I sent those two articles to a friend of mine who is a statistician, and he was absolutely flabbergasted that they got away with that kind of shoddy testing.
Why did you drop Lithium? Fear of kidney damage, it didn't work for you, or something else? Just curious.
And why is he so surprised about the FDA? They're okay at screening out potentially deadly side effects, but little else.
Why did you drop Lithium? Fear of kidney damage, it didn't work for you, or something else? Just curious.
And why is he so surprised about the FDA? They're okay at screening out potentially deadly side effects, but little else.

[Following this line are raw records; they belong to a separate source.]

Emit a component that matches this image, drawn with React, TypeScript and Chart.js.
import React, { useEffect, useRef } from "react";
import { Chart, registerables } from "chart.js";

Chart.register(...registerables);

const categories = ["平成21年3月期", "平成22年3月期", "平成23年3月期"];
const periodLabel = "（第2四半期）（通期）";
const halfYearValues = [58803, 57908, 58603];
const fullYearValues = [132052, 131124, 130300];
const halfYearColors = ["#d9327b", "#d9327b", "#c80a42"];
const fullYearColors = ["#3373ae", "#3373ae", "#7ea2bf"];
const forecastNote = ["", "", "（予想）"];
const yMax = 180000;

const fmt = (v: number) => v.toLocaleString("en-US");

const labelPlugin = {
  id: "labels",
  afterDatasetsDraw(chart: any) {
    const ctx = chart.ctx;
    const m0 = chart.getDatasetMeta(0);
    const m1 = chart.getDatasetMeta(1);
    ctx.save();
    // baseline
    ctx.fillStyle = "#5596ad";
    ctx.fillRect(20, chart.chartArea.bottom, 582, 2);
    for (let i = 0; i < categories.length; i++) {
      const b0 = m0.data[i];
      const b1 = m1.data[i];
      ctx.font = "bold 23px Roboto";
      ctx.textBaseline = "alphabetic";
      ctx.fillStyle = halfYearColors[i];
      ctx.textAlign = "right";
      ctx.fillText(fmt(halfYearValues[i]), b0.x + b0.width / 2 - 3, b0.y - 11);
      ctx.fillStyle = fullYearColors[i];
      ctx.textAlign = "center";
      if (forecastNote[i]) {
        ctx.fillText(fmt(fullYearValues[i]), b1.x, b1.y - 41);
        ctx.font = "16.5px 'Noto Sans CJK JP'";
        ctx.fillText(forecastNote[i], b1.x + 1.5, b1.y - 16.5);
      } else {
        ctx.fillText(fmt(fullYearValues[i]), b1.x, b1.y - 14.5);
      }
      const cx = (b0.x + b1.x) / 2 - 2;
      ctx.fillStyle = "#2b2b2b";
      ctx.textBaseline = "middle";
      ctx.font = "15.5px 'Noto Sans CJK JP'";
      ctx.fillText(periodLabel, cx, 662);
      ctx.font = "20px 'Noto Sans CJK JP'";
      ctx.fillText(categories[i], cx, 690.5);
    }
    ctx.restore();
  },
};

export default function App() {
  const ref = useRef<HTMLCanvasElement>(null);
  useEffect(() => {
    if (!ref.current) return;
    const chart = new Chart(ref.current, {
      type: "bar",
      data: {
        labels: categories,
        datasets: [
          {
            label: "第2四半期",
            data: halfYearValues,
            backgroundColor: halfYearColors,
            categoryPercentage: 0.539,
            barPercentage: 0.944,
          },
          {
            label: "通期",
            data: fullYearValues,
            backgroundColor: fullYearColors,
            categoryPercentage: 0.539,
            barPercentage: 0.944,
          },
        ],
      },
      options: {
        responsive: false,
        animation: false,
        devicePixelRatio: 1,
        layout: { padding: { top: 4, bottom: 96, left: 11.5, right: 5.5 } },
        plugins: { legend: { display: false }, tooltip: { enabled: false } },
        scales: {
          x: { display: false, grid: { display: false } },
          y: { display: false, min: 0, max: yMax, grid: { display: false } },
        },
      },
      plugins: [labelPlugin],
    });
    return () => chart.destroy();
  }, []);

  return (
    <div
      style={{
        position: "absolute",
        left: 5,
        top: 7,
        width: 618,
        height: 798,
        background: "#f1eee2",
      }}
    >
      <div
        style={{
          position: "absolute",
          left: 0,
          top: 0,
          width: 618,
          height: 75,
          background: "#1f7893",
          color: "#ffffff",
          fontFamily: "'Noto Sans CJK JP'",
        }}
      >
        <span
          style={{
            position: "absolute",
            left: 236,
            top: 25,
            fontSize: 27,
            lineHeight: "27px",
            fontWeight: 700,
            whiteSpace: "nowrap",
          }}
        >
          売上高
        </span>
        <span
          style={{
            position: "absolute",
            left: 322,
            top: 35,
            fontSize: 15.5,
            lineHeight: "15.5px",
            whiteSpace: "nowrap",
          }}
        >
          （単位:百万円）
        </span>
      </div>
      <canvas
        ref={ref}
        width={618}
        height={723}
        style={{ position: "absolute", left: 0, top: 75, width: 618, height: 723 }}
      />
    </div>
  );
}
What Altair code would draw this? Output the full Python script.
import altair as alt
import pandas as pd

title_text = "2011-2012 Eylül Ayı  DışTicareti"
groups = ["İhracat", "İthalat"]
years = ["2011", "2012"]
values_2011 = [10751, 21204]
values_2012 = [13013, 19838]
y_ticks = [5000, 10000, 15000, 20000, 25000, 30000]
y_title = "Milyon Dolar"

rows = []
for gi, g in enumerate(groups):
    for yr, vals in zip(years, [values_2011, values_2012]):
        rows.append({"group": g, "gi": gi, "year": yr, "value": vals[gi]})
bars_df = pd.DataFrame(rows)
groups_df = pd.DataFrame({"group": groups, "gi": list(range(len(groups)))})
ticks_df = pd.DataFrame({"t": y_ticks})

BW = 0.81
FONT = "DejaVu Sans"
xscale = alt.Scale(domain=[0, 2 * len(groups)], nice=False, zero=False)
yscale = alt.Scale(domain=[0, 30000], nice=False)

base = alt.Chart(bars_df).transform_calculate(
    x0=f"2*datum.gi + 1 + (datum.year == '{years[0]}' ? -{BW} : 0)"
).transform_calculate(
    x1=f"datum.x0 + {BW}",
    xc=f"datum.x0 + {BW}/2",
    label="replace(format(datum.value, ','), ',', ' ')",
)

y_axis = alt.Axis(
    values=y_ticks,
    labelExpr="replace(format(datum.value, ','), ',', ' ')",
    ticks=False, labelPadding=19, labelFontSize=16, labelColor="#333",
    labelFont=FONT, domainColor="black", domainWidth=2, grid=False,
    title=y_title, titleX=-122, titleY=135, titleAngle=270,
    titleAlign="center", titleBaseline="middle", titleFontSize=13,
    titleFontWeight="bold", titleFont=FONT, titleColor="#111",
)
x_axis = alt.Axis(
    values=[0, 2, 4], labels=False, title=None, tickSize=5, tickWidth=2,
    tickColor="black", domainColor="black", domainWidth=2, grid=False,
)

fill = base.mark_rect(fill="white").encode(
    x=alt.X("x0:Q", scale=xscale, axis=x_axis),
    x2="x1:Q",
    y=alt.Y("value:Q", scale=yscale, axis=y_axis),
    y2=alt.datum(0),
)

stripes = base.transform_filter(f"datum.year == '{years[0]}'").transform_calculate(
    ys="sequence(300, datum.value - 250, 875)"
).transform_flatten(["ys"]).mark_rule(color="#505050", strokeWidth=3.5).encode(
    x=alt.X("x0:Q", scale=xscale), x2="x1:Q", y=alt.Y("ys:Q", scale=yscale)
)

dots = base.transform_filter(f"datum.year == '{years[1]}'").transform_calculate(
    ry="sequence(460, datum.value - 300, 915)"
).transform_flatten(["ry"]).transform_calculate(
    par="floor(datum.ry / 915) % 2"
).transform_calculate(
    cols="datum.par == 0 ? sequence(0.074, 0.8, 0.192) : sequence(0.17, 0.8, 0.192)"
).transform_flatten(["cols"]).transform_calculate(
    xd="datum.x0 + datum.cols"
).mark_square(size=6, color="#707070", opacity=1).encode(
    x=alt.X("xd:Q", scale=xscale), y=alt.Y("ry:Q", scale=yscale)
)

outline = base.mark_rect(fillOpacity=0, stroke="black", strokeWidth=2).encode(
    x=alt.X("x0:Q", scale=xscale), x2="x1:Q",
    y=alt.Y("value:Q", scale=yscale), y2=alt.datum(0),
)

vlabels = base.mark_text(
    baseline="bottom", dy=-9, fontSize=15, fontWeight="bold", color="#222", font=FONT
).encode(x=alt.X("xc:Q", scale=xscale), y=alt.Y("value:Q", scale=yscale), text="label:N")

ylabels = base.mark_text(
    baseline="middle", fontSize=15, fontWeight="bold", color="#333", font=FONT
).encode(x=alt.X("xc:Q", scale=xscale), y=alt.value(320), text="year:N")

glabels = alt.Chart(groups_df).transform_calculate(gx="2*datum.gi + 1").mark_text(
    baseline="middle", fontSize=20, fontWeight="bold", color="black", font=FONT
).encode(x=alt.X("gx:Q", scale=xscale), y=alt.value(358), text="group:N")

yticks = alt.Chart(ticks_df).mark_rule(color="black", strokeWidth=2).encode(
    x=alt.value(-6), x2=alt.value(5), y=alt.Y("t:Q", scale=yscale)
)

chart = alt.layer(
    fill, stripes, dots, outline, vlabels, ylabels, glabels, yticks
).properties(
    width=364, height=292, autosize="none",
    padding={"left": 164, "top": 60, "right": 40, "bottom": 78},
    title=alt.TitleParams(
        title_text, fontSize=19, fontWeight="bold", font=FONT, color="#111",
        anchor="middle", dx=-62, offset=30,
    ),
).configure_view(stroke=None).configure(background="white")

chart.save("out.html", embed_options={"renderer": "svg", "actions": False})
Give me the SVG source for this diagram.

The Lithium turned me into a zombie. Being on it was like a constant out-of-body experience, not quite awake, not quite asleep.
As far as the FDA goes, he's the kind of guy who puts trust in institutions and rules. He's a statistician, after all.
I'm really, really sorry about that first one. When lithium is the answer, it tends to work for many years before you need to find something else.
In terms of the FDA's statutes, there is something I vaguely remember from school that makes some sense. There are a LOT of people out there that the psychopharmacological industry have hurt. And many of these people are very, very smart(or sometimes just determined). If they had a bad experience and the FDA relied on a scale of more people proving a medication works than doesn't, this could cause a problem as people who were screwed over by medication get their degrees and make a career out of debunking various medications with side effects they don't like, which could be potentially devestating for those who rely upon that medication.
However, I do think there should be more than just two tests done to prove a medication "works", and I also think it should be done on a regular basis(at least once every 4 years).